I needed to take a load of regions (queries) and find those that do not overlap annotated genomic features. I did it very badly a few times, but came up with this alternative that has reduced the cost so much that I'm now bottlenecked by fetching the regions and rendering the output.
val chromId = ... // the chromosome ID
// order by element 1 of a pair by stop
val by_1 = Ordering.by((_:(Int, Set[Long]))._1)
// we're going to build a sorted set from range start to the set of all
// range IDs that start before or at that position
val builder_1 = SortedSet.newBuilder(by_1)
var idsSoFar: Set[Long] = Set.empty
for((start, id) <- from(regions)(r =>
where(r.genomic_sequence_id === chromId)
select(r.start, r.id) orderBy(r.start)))
{
idsSoFar += id
builder_1 += (start -> idsSoFar)
}
val ranges_1 = builder_1.result()
// now we're going to build a sorted set from range end to the set of all
// range IDs that end after that position
val builder_2 = SortedSet.newBuilder(by_1)
var idsSoFar: Set[Long] = Set.empty
for((stop, id) <- from(regions)(r =>
where(r.genomic_sequence_id === chromId)
select(r.stop, r.id) orderBy(r.stop).desc))
{
idsSoFar += id
builder_2 += (stop -> idsSoFar)
}
val ranges_2 = builder_2.result()
// now we can compare a bazillion items to this to see if they overlap
for(query <- queryRegions) {
// slice the sorted set to get all starts that start before the psm stops
val startsBefore = ranges_1.rangeImpl(None, Some(query.stop -> Set.empty))
// slice the sorted set to get all ranges that stop before the psm starts
val stopsAfter = ranges_2.rangeImpl(Some(query.start -> Set.empty), None)
// if one or the other set is empty, we don't have any overlaps
val nonOverlap = if(startsBefore.isEmpty || stopsAfter.isEmpty) true
else {
val (_, lbIds) = startsBefore.lastKey // get the IDs for all
val (_, faIds) = stopsAfter.firstKey
val (smaller, larger) = if(lbIds.size < faIds.size) (lbIds, faIds) else (faIds, lbIds)
val anyShared_? = smaller exists larger
! anyShared_?
}
doSomethingUseful(query, nonOverlap)
}
To get any space efficiency, you must use a structure-sharing immutable set implementation for the sets of range IDs.

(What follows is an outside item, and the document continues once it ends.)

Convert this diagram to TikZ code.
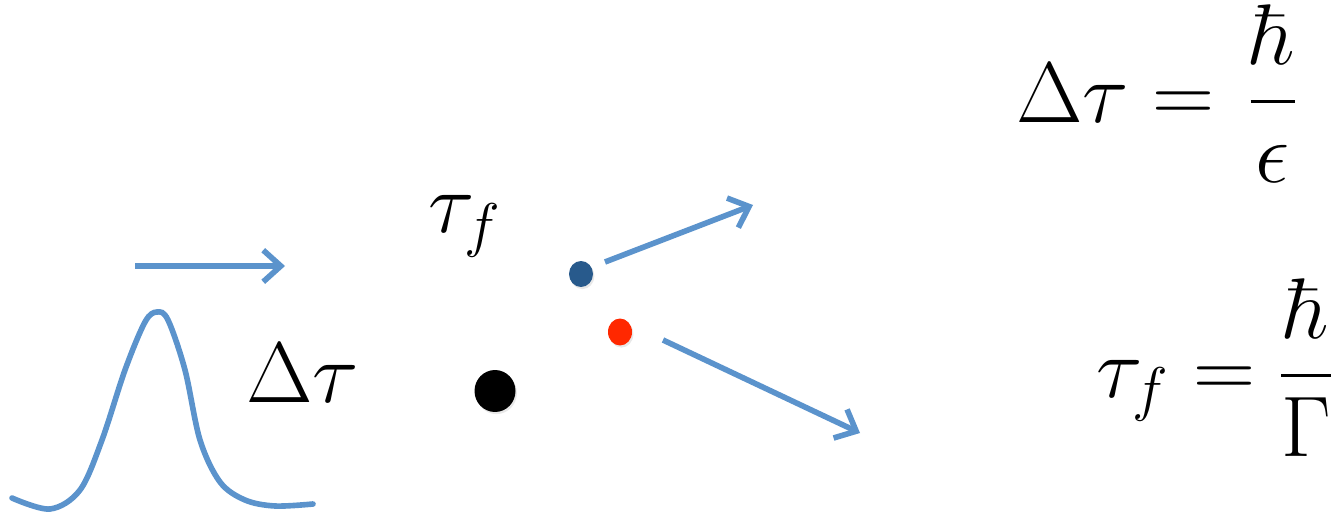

That way, the total cost of all those sets of range IDs will be approximately linear on the cost of the largest set. If each is a fully independent set, the cost will be quadratic on the number of ranges, which may lead to crying or the killing of kittens.
The intuition is that as a overlaps b iff a.start < b.end and b.start > a.end
, we can store a pre-computed map of IDs for all a.start < x
and a.end > y
, and then simply perform set intersection to and these restrictions. If we're only interested in the existence or otherwise of an overlap (not the overlapping regions themselves), then we just need to see if any single item in the smaller set is in the bigger one and stop as soon as we find one.

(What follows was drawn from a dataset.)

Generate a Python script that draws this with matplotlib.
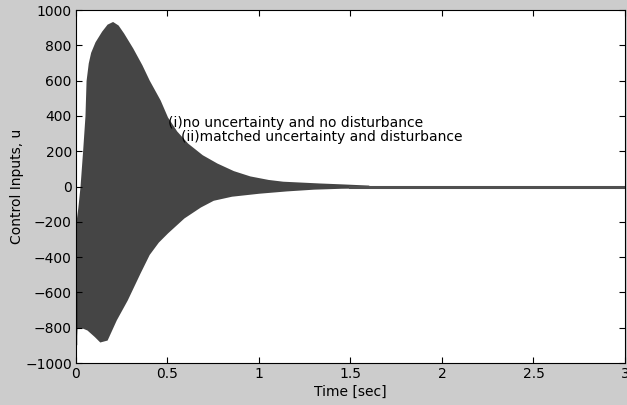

This could be sped up further by taking advantage of a structured, sorted representation of the ID sets to get performance close to O(log(smaller) x log(larger))
. However, I haven't bothered with this yet, as it's fast enough :)
I would try to differentiate between algorithms and complexity and certain implementations and profiling. An algorithm has space and time complexity which is a universally valid feature of the algo, while an implementation has run-time and memory usage, which depend on the algorithm, prog. language, machine type., CPU frequency, etc.
It's worth noting that when doing bioinformatics, I'm usually more interested in the results than the process. So the question for me isn't what's fastest, but what's easiest and fast enough.